Very happy to discuss, offer opinion, etc as desired on this topic. Be Safe and Well - Phil
Hi Phil,
My information came from a talk a petrochemical engineer gave at a joint SME/ASM meeting in Grand Rapids, MI whew - some 10-12 years or so ago. I had my personal experience using E-85 to clean the fuel system of a chain saw and seeing the oil separate from suspension in the unused fuel remaining in a milk jug. I asked of this and it was he that went into the whole phase change & polar charge - organic chemistry realm that most of us had not dealt with since high school/college chemistry. If something was stated wrong - or - interpreted improperly - I certainly do appreciate any discourse on your part. I enjoy learning.
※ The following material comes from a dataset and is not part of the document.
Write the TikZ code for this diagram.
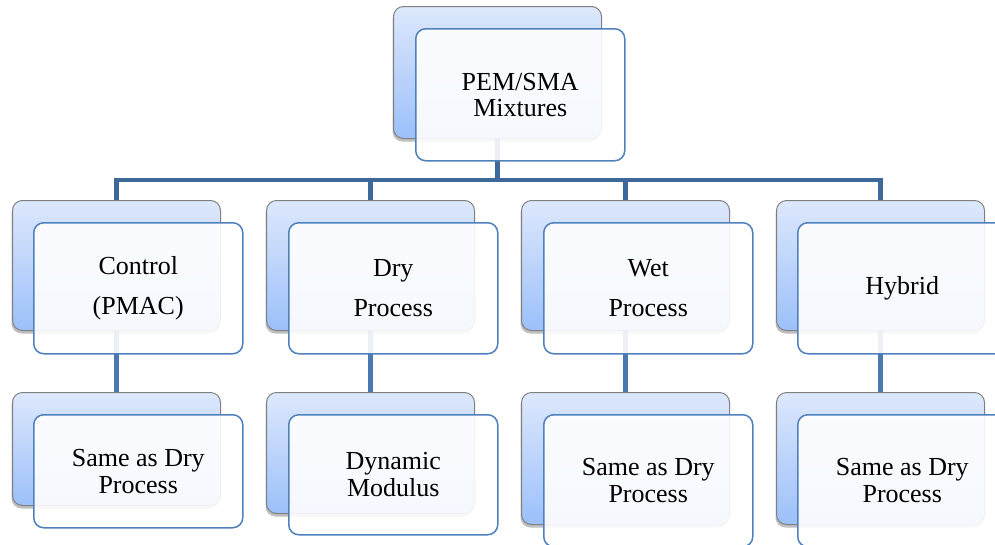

I owned several different businesses over the past 40+ years in metalworking, manufacturing and mining. My neighbor operates a dry marine service. I also worked more recently for a few years in a materials consulting lab. I have seen the results of microbiological activity in fuel on a number of occasions. Some personal - in gasoline and diesel fuel systems and one from my neighbor on a boat. While at the lab, we had a marine surveyor who was dealing with a boat that had an effected fuel system. It entered discussion with my boss as he had brought us the most vivid example of anaerobic pitting I will likely ever see - a stainless steel propeller shaft from a twin screw boat that had been moored in mud against the river bank. The pits were so severe that the shaft broke from fatigue and a portion of shaft and the prop were lost. I still have the scrap part of that shaft. I'd like to see the prop and piece of shaft that are lying on the bottom of Lake Michigan.
As I mentioned earlier, I've watched for this and in the past 10+ years of using E85 in cars and boats I've seen maybe 3 cases of actual phase separation. All three were in boats that were docked full time and left to sit for months. I've never seen it in an automobile. Even in the deep South where we see very high humidity.
Another thing- "pump" E85 is not very consistent, with it showing between e70 and e90. This is fine for most applications. However for highly tuned turbo cars we mixed our own from verified E100 and 87oct pump gas.
I would likely do the same for an aircraft, although one fitted with a flex fuel sensor making the fuel and timing corrections would likely work just fine.